Dominic Raab is under pressure to bring in laws he promised would stop baseless legal threats in the wake of the row over Nadhim Zahawi’s taxes.

The Independent revealed at the weekend that the former chancellor tried to gag this newspaper from revealing he was being investigated by the National Crime Agency and HMRC last year.

In March last year, Mr Raab promised to tackle so-called Strategic Lawsuits Against Public Participation (SLAPPs) – high-cost legal claims to threaten and silence journalists and activists – that he warned were having a “chilling effect”.

Now, the Liberal Democrats have written to the justice secretary, and deputy prime minister, to ask where the planned legislation is.

In the letter, the party’s deputy leader Daisy Cooper wrote that she was “hugely concerned” by the reports in The Independent and other media about Mr Zahawi’s attempts to stop stories running with threats to sue.

“I hope you will agree that, were a cabinet minister to have appeared to threaten journalists or transparency campaigners, to deter them from publishing factually accurate information, that would be deeply troubling,” she said.

She added: “Almost a year on from your initial announcement, [your] legislation is still yet to be seen.”

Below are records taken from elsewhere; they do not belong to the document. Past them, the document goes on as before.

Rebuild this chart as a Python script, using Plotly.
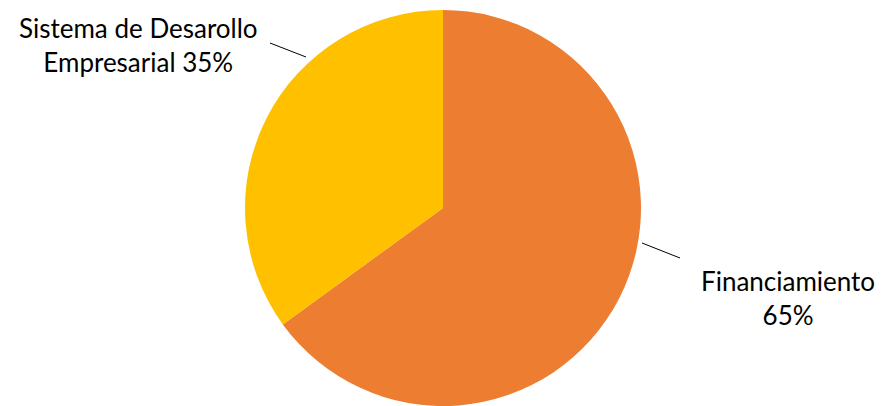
import plotly.graph_objects as go

labels = ["Financiamiento", "Sistema de Desarollo Empresarial"]
values = [65, 35]
colors = ["#ED7D31", "#FFC000"]
label_text = ["Financiamiento<br>65%", "Sistema de Desarollo<br>Empresarial 35%"]

W, H = 881, 406
cx, cy, r = 443, 208, 198

fig = go.Figure(go.Pie(
    labels=labels, values=values, sort=False, direction="clockwise", rotation=0,
    marker=dict(colors=colors, line=dict(width=0)),
    textinfo="none", hoverinfo="label+percent", showlegend=False,
    domain=dict(x=[(cx - r) / W, (cx + r) / W], y=[1 - (cy + r) / H, 1 - (cy - r) / H]),
))

font = dict(family="Lato, Carlito, Calibri, sans-serif", size=26, color="#000000")
fig.add_annotation(x=788 / W, y=1 - 298 / H, xref="paper", yref="paper", text=label_text[0],
                   showarrow=False, font=font, align="center", xanchor="center", yanchor="middle")
fig.add_annotation(x=138 / W, y=1 - 45 / H, xref="paper", yref="paper", text=label_text[1],
                   showarrow=False, font=font, align="center", xanchor="center", yanchor="middle")

fig.add_shape(type="line", xref="paper", yref="paper", x0=642 / W, y0=1 - 243 / H, x1=680 / W, y1=1 - 258 / H,
              line=dict(color="#000000", width=1))
fig.add_shape(type="line", xref="paper", yref="paper", x0=270 / W, y0=1 - 43 / H, x1=306 / W, y1=1 - 57 / H,
              line=dict(color="#000000", width=1))

fig.update_layout(width=W, height=H, margin=dict(l=0, r=0, t=0, b=0),
                  paper_bgcolor="white", plot_bgcolor="white")
fig.write_html("out.html", config={"displayModeBar": False},
               post_script="document.body.style.margin='0';document.body.style.overflow='hidden';")
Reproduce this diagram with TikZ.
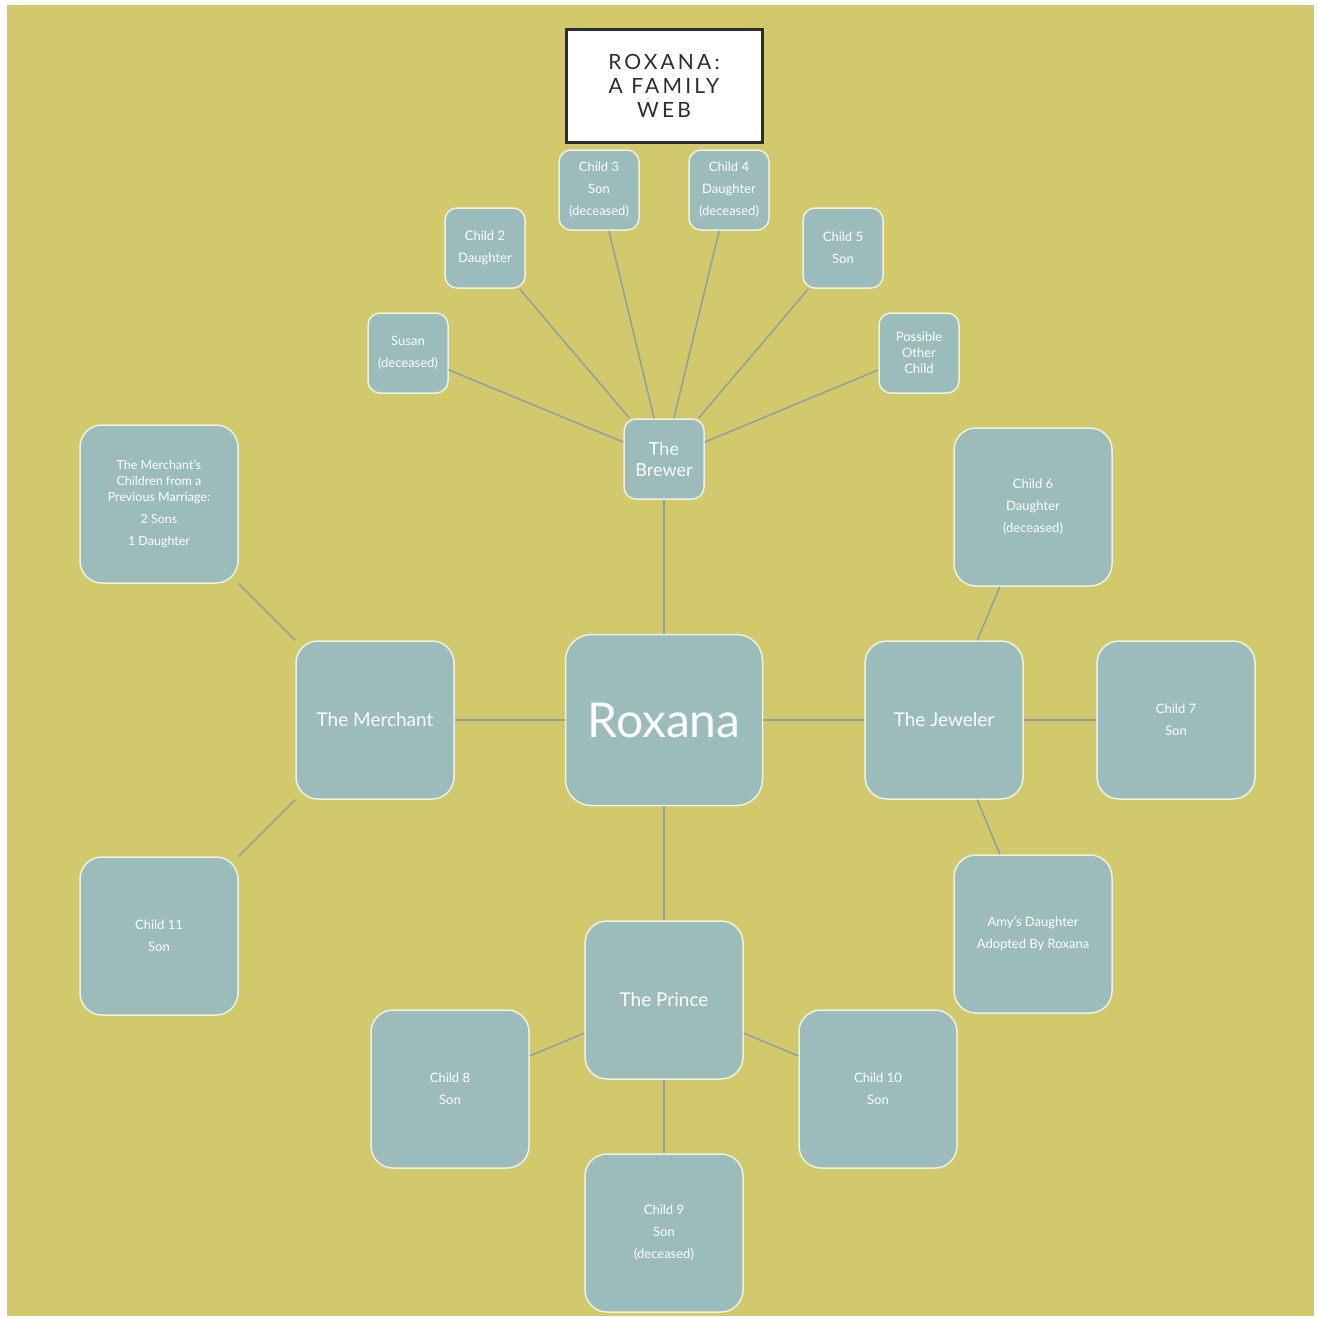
\documentclass[tikz,border=0pt]{standalone}
\usepackage{fontspec}
\setmainfont{Lato}
\newfontfamily\titlefont[LetterSpace=15]{Lato}
\definecolor{olivebg}{RGB}{209,201,108}
\definecolor{nodefill}{RGB}{155,188,187}
\definecolor{nodeline}{RGB}{240,240,225}
\definecolor{linkcolor}{RGB}{140,162,160}
\definecolor{titleline}{RGB}{45,45,45}
\tikzset{
  web/.style={draw=nodeline, line width=1.5pt, fill=nodefill, text=white,
    rounded corners=12pt, minimum width=80pt, minimum height=80pt,
    inner sep=0pt, align=center, font=\fontsize{13}{22}\selectfont},
  bigweb/.style={web, rounded corners=22pt, minimum width=158pt, minimum height=158pt},
  link/.style={draw=linkcolor, line width=1.5pt}
}
\begin{document}
\begin{tikzpicture}[x=1pt, y=-1pt]
    \useasboundingbox (0, 0) rectangle (1317, 1317);
    \fill[olivebg] (7, 5) rectangle (1314, 1316);

    \node[draw=titleline, line width=3pt, fill=white, minimum width=196pt, minimum height=113pt,
          align=center, font=\titlefont\fontsize{21}{24}\selectfont, text=titleline]
          (title) at (664, 86) {ROXANA:\\A FAMILY\\WEB};

    % the brewer and his children
        \node[web] (child3) at (599, 190) {Child 3\\Son\\(deceased)};
        \node[web] (child4) at (729, 190) {Child 4\\Daughter\\(deceased)};
        \node[web] (child2) at (485, 248) {Child 2\\Daughter};
        \node[web] (child5) at (843, 248) {Child 5\\Son};
        \node[web] (susan) at (408, 353) {Susan\\(deceased)};
        \node[web, font=\fontsize{13}{16}\selectfont] (other) at (919, 353) {Possible\\Other\\Child};
    \node[web, font=\fontsize{18}{21}\selectfont] (brewer) at (664, 459) {The\\Brewer};

    \node[web, rounded corners=26pt, minimum width=197pt, minimum height=171pt,
          font=\fontsize{48}{52}\selectfont] (roxana) at (664, 720) {Roxana};

    % the merchant
    \node[bigweb, font=\fontsize{19}{22}\selectfont] (merchant) at (375, 720) {The Merchant};
        \node[bigweb, font=\fontsize{12.5}{16}\selectfont] (merchkids) at (159, 504)
            {The Merchant's\\Children from a\\Previous Marriage:\\[6pt]2 Sons\\[6pt]1 Daughter};
        \node[bigweb] (child11) at (159, 936) {Child 11\\Son};

    % the jeweler
    \node[bigweb, font=\fontsize{19}{22}\selectfont] (jeweler) at (944, 720) {The Jeweler};
        \node[bigweb] (child6) at (1033, 507) {Child 6\\Daughter\\(deceased)};
        \node[bigweb] (child7) at (1176, 720) {Child 7\\Son};
        \node[bigweb] (amy) at (1033, 934) {Amy's Daughter\\Adopted By Roxana};

    % the prince
    \node[bigweb, font=\fontsize{19}{22}\selectfont] (prince) at (664, 1000) {The Prince};
        \node[bigweb] (child8) at (450, 1089) {Child 8\\Son};
        \node[bigweb] (child10) at (878, 1089) {Child 10\\Son};
        \node[bigweb] (child9) at (664, 1233) {Child 9\\Son\\(deceased)};

    \draw[link] (brewer) -- (susan);
    \draw[link] (brewer) -- (child2);
    \draw[link] (brewer) -- (child3);
    \draw[link] (brewer) -- (child4);
    \draw[link] (brewer) -- (child5);
    \draw[link] (brewer) -- (other);
    \draw[link] (brewer) -- (roxana);

    \draw[link] (roxana) -- (merchant);
    \draw[link] (roxana) -- (jeweler);
    \draw[link] (roxana) -- (prince);

    \draw[link] (merchant) -- (merchkids);
    \draw[link] (merchant) -- (child11);
    \draw[link] (jeweler) -- (child6);
    \draw[link] (jeweler) -- (child7);
    \draw[link] (jeweler) -- (amy);
    \draw[link] (prince) -- (child8);
    \draw[link] (prince) -- (child10);
    \draw[link] (prince) -- (child9);
\end{tikzpicture}
\end{document}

Last night, Lord Evans, the chair of the committee on standards in public life, criticised the use of legal threats: “If you’re trying to close down a legitimate public debate, I don’t think that lives up to the standards Lord Nolan laid down and which the government has committed itself to. Accountability [and] openness are things which the government says that it wants to be characterising its own behaviour so that I think speaks for itself …

“The sort of attempts, apparent legal attempts, to suppress this story … I don’t think that does live up to the sort of standards that the public would rightly expect.”

The Ministry of Justice has been approached for comment.

Mr Zahawi is under increasing pressure to quit after Rishi Sunak ordered an investigation into his conduct over his tax affairs by his ethics adviser, Sir Laurie Magnus.

Earlier on Wednesday, more senior Conservative figures called on Mr Zahawi to resign his role as party chair amid the row.

They included influential peer Lord Hayward, who became the latest Tory to say Mr Zahawi should step aside, at least until the inquiry concludes. He warned the row could help “flatline” Tory popularity ahead of the local elections.

And David Gauke, the former Tory cabinet minister, told the Today programme that it was “hard to see how this doesn’t ultimately end in [Zahawi’s] resignation”.

He also said that if Mr Zahawi was still in post at 12pm, PMQs was going to be “very uncomfortable” for the prime minister.

Mr Zahawi failed to show for PMQs that saw Keir Starmer accuse Rishi Sunak of being “hopelessly weak” for failing to sack the former chancellor over the tax row.

The Labour leader said Mr Sunak was “overseeing chaos” and said it was “fairly obvious” that the former chancellor should step aside.

The prime minister rebuffed Mr Starmer’s questions on the saga, saying it occurred before he was prime minister.